Defense minister criticizes ministers "who've never seen war;" Ramon warns: No strategy for Hamas.
By JPOST.COM STAFF
Whilst arguing over whether Israel should embark on a large-scale military operation against Hamas in the Gaza Strip following the increase in rocket attacks and the end of the six-month cease-fire, Israeli politicians didn't hesitate to criticize each other on Monday.
"I'm hearing repeated populist statements from those who have never experienced or seen a war, people who are now becoming promoters of 'different politics.' This babbling is costing us lives and may damage the effectiveness of a Gaza operation," Defense Minister and Labor chairman Ehud Barak said at a faction meeting on Monday morning, according to an Army Radio report.
"When these promoters of 'different politics' dealt with war while serving in the government, they demonstrated light-headedness and abandonment even in regards to national considerations, at times due to personal motives. The public will eventually need to judge their actions," said Barak.
The defense minister's statements could be interpreted as criticism of Foreign Minister and Kadima chairman Tzipi Livni, whose election campaign focuses on her being a "different leader."
On Sunday, Livni said that if she becomes prime minister, the government would end Hamas's rule in the Gaza Strip.
Also on Monday, Vice Premier Haim Ramon said, "Contrary to the statements being made, the government hasn't made any decisions regarding Israel's response to the Kassams."
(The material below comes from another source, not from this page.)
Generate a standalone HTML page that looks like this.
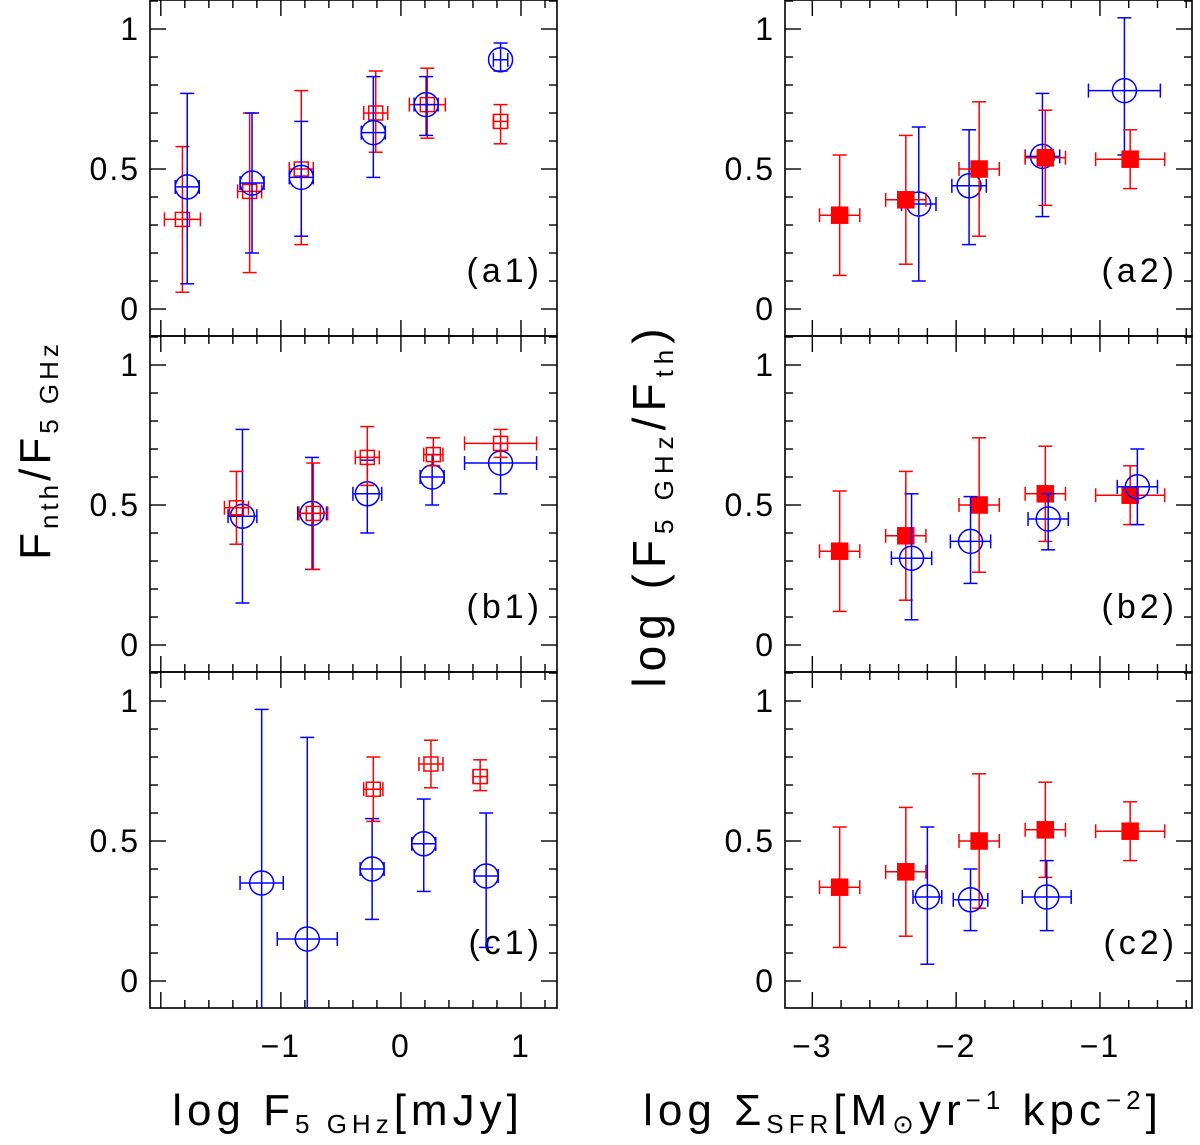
<!DOCTYPE html>
<html><head><meta charset="utf-8"><style>
body{margin:0;background:#fff;}
svg{display:block;font-family:"Liberation Sans",sans-serif;}
</style></head><body>
<svg id="chart" width="1200" height="1145" viewBox="0 0 1200 1145" xmlns="http://www.w3.org/2000/svg">
<text x="348" y="1125" font-size="44" letter-spacing="5" text-anchor="middle" fill="#000">log  F<tspan font-size="26" dy="8">5 GHz</tspan><tspan dy="-8">[mJy]</tspan></text>
<text x="903" y="1125" font-size="44" letter-spacing="5" text-anchor="middle" fill="#000">log  Σ<tspan font-size="26" dy="8">SFR</tspan><tspan dy="-8">[M</tspan><tspan font-size="26" dy="8">⊙</tspan><tspan dy="-8">yr</tspan><tspan font-size="26" dy="-16">−1</tspan><tspan dy="16">  kpc</tspan><tspan font-size="26" dy="-16">−2</tspan><tspan dy="16">]</tspan></text>
<text transform="translate(50,450) rotate(-90)" font-size="44" letter-spacing="4" text-anchor="middle" fill="#000">F<tspan font-size="26" dy="8">nth</tspan><tspan dy="-8">/F</tspan><tspan font-size="26" dy="8">5 GHz</tspan></text>
<text transform="translate(665,505) rotate(-90)" font-size="46" letter-spacing="6" text-anchor="middle" fill="#000">log (F<tspan font-size="26" dy="8">5 GHz</tspan><tspan dy="-8">/F</tspan><tspan font-size="26" dy="8">th</tspan><tspan dy="-8">)</tspan></text>
</svg>
<script>
// x-values, y-values, y upper/lower error bounds, x half-error
const a1BlueX=[-1.78,-1.24,-0.83,-0.23,0.21,0.83];
const a1BlueY=[0.436,0.45,0.47,0.63,0.73,0.89];
const a1BlueHi=[0.77,0.70,0.67,0.83,0.83,0.95];
const a1BlueLo=[0.09,0.2,0.26,0.47,0.62,0.85];
const a1BlueXe=[0.1,0.1,0.1,0.1,0.1,0.06];
const a1RedX=[-1.82,-1.26,-0.83,-0.21,0.22,0.83];
const a1RedY=[0.32,0.42,0.5,0.7,0.73,0.67];
const a1RedHi=[0.58,0.70,0.78,0.85,0.86,0.73];
const a1RedLo=[0.06,0.13,0.23,0.56,0.61,0.59];
const a1RedXe=[0.15,0.1,0.1,0.1,0.15,0.06];
const b1BlueX=[-1.32,-0.74,-0.28,0.26,0.83];
const b1BlueY=[0.46,0.47,0.54,0.6,0.65];
const b1BlueHi=[0.77,0.67,0.66,0.68,0.72];
const b1BlueLo=[0.15,0.27,0.40,0.5,0.54];
const b1BlueXe=[0.12,0.12,0.12,0.1,0.3];
const b1RedX=[-1.37,-0.73,-0.28,0.27,0.83];
const b1RedY=[0.49,0.47,0.67,0.68,0.72];
const b1RedHi=[0.62,0.65,0.78,0.74,0.77];
const b1RedLo=[0.36,0.27,0.57,0.64,0.67];
const b1RedXe=[0.1,0.12,0.1,0.08,0.3];
const c1BlueX=[-1.16,-0.78,-0.24,0.19,0.71];
const c1BlueY=[0.35,0.15,0.4,0.49,0.375];
const c1BlueHi=[0.97,0.87,0.58,0.65,0.6];
const c1BlueLo=[-0.2,-0.2,0.22,0.32,0.12];
const c1BlueXe=[0.18,0.25,0.1,0.1,0.1];
const c1RedX=[-0.23,0.25,0.66];
const c1RedY=[0.685,0.775,0.73];
const c1RedHi=[0.8,0.86,0.79];
const c1RedLo=[0.57,0.69,0.68];
const c1RedXe=[0.08,0.1,0.06];
const redSfrX=[-2.81,-2.35,-1.84,-1.38,-0.79];
const redSfrY=[0.335,0.39,0.5,0.54,0.535];
const redSfrHi=[0.55,0.62,0.74,0.71,0.64];
const redSfrLo=[0.12,0.16,0.26,0.37,0.43];
const redSfrXe=[0.14,0.14,0.14,0.14,0.24];
const a2BlueX=[-2.26,-1.91,-1.4,-0.83];
const a2BlueY=[0.375,0.44,0.545,0.78];
const a2BlueHi=[0.65,0.64,0.77,1.04];
const a2BlueLo=[0.1,0.23,0.33,0.55];
const a2BlueXe=[0.12,0.12,0.12,0.25];
const b2BlueX=[-2.31,-1.9,-1.36,-0.74];
const b2BlueY=[0.31,0.37,0.45,0.565];
const b2BlueHi=[0.54,0.53,0.54,0.70];
const b2BlueLo=[0.09,0.22,0.34,0.43];
const b2BlueXe=[0.14,0.14,0.14,0.14];
const c2BlueX=[-2.2,-1.9,-1.37];
const c2BlueY=[0.3,0.29,0.3];
const c2BlueHi=[0.55,0.4,0.43];
const c2BlueLo=[0.06,0.18,0.18];
const c2BlueXe=[0.1,0.12,0.17];
const yTickLabels=["0","0.5","1"];
const leftXTickLabels=["−1","0","1"];
const rightXTickLabels=["−3","−2","−1"];

const NS="http://www.w3.org/2000/svg";
const svg=document.getElementById('chart');
function mk(tag,attrs,parent){const e=document.createElementNS(NS,tag);for(const k in attrs)e.setAttribute(k,attrs[k]);(parent||svg).appendChild(e);return e;}
const rowsTop=[0,336,672];
const cols=[{x0:150,x1:557,vmin:-2.09,vmax:1.3,major:[-1,0,1],labels:leftXTickLabels,minorStart:-2.0,minorEnd:1.3},
            {x0:785,x1:1192,vmin:-3.19,vmax:-0.36,major:[-3,-2,-1],labels:rightXTickLabels,minorStart:-3.2,minorEnd:-0.36}];
const ymin=-0.0964,ymax=1.1036;
function panel(ci,ri,name,label,series){
  const c=cols[ci],top=rowsTop[ri],bot=top+336;
  const g=mk('g',{});
  
  
  const sx=v=>c.x0+(v-c.vmin)/(c.vmax-c.vmin)*(c.x1-c.x0);
  const sy=v=>bot-(v-ymin)/(ymax-ymin)*336;
  const r=mk('rect',{x:c.x0,y:top,width:c.x1-c.x0,height:336,fill:'none',stroke:'#000','stroke-width':1.6},g);
  
  
  for(let v=Math.round(c.minorStart*10);v<=c.minorEnd*10;v+=2){const val=v/10;const x=sx(val);if(x<c.x0||x>c.x1)continue;
    const maj=Math.abs(val-Math.round(val))<1e-6;const L=maj?16:8;
    mk('line',{x1:x,x2:x,y1:bot,y2:bot-L,stroke:'#000','stroke-width':1.4},g);
    mk('line',{x1:x,x2:x,y1:top,y2:top+L,stroke:'#000','stroke-width':1.4},g);}
  for(let v=0;v<=11;v++){const val=v/10;const y=sy(val);const maj=v%5==0;const L=maj?16:8;
    mk('line',{x1:c.x0,x2:c.x0+L,y1:y,y2:y,stroke:'#000','stroke-width':1.4},g);
    mk('line',{x1:c.x1,x2:c.x1-L,y1:y,y2:y,stroke:'#000','stroke-width':1.4},g);}
  [0,0.5,1].forEach((v,i)=>{const t=mk('text',{x:c.x0-10,y:sy(v)+11,'font-size':32,'letter-spacing':2,'text-anchor':'end',fill:'#000'},g);t.textContent=yTickLabels[i];
    
    });
  if(ri==2){c.major.forEach((v,i)=>{const t=mk('text',{x:sx(v),y:1057,'font-size':32,'letter-spacing':2,'text-anchor':'middle',fill:'#000'},g);t.textContent=c.labels[i];
    
    });}
  const lt=mk('text',{x:c.x1-14,y:bot-54,'font-size':34,'letter-spacing':4,'text-anchor':'end',fill:'#000'},g);lt.textContent=label;
  
  
  series.forEach(s=>{
    for(let i=0;i<s.x.length;i++){
      const col=s.col,px=sx(s.x[i]),py=sy(s.y[i]);
      const pg=mk('g',{stroke:col,'stroke-width':1.5,fill:'none'},g);
      
      
      const hi=Math.max(sy(s.hi[i]),top),lo=Math.min(sy(s.lo[i]),bot);
      const xl=sx(s.x[i]-s.xe[i]),xr=sx(s.x[i]+s.xe[i]);
      mk('line',{x1:px,x2:px,y1:hi,y2:lo},pg);
      mk('line',{x1:xl,x2:xr,y1:py,y2:py},pg);
      if(sy(s.hi[i])>=top)mk('line',{x1:px-7,x2:px+7,y1:hi,y2:hi},pg);
      if(sy(s.lo[i])<=bot)mk('line',{x1:px-7,x2:px+7,y1:lo,y2:lo},pg);
      mk('line',{x1:xl,x2:xl,y1:py-7,y2:py+7},pg);
      mk('line',{x1:xr,x2:xr,y1:py-7,y2:py+7},pg);
      if(s.shape=='circle')mk('circle',{cx:px,cy:py,r:12},pg);
      else if(s.shape=='square')mk('rect',{x:px-7,y:py-7,width:14,height:14},pg);
      else mk('rect',{x:px-8,y:py-8,width:16,height:16,fill:col},pg);
    }
  });
}
const B='#0000ff',R='#ff0000';
panel(0,0,'panel-a1','(a1)',[
 {x:a1RedX,y:a1RedY,hi:a1RedHi,lo:a1RedLo,xe:a1RedXe,col:R,shape:'square',name:'red-square-point'},
 {x:a1BlueX,y:a1BlueY,hi:a1BlueHi,lo:a1BlueLo,xe:a1BlueXe,col:B,shape:'circle',name:'blue-circle-point'}]);
panel(0,1,'panel-b1','(b1)',[
 {x:b1BlueX,y:b1BlueY,hi:b1BlueHi,lo:b1BlueLo,xe:b1BlueXe,col:B,shape:'circle',name:'blue-circle-point'},
 {x:b1RedX,y:b1RedY,hi:b1RedHi,lo:b1RedLo,xe:b1RedXe,col:R,shape:'square',name:'red-square-point'}]);
panel(0,2,'panel-c1','(c1)',[
 {x:c1BlueX,y:c1BlueY,hi:c1BlueHi,lo:c1BlueLo,xe:c1BlueXe,col:B,shape:'circle',name:'blue-circle-point'},
 {x:c1RedX,y:c1RedY,hi:c1RedHi,lo:c1RedLo,xe:c1RedXe,col:R,shape:'square',name:'red-square-point'}]);
panel(1,0,'panel-a2','(a2)',[
 {x:a2BlueX,y:a2BlueY,hi:a2BlueHi,lo:a2BlueLo,xe:a2BlueXe,col:B,shape:'circle',name:'blue-circle-point'},
 {x:redSfrX,y:redSfrY,hi:redSfrHi,lo:redSfrLo,xe:redSfrXe,col:R,shape:'filled',name:'red-filled-square-point'}]);
panel(1,1,'panel-b2','(b2)',[
 {x:redSfrX,y:redSfrY,hi:redSfrHi,lo:redSfrLo,xe:redSfrXe,col:R,shape:'filled',name:'red-filled-square-point'},
 {x:b2BlueX,y:b2BlueY,hi:b2BlueHi,lo:b2BlueLo,xe:b2BlueXe,col:B,shape:'circle',name:'blue-circle-point'}]);
panel(1,2,'panel-c2','(c2)',[
 {x:redSfrX,y:redSfrY,hi:redSfrHi,lo:redSfrLo,xe:redSfrXe,col:R,shape:'filled',name:'red-filled-square-point'},
 {x:c2BlueX,y:c2BlueY,hi:c2BlueHi,lo:c2BlueLo,xe:c2BlueXe,col:B,shape:'circle',name:'blue-circle-point'}]);
</script>
</body></html>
Ramon accused Barak of preventing a strategic meeting to discuss Israeli policy towards Hamas.
"I've been asking to hold this meeting for two months, and unfortunately the prime minister and defense minister are avoiding the meeting," Ramon told Army Radio.
"We need to make a decision about whether we are prepared to live with the Hamas rule over Gaza and whether we can accept a terror state on our southern border, as Barak suggests," he continued.
Also on Monday, Kadima MK Yisrael Hasson suggested that the Palestinian areas in the Gaza Strip from which rockets were being fired at Israel should be evacuated.
"We knew how to evacuate 27 settlements in the Gaza Strip with sensitivity and firmness, so there's no reason why we wouldn't be able to evacuate seven areas of Gaza with the same sensitivity and firmness, in order to stop the terror attacks on residents of the South," he said.
"Internal migrations won't only take place in Israel," he added.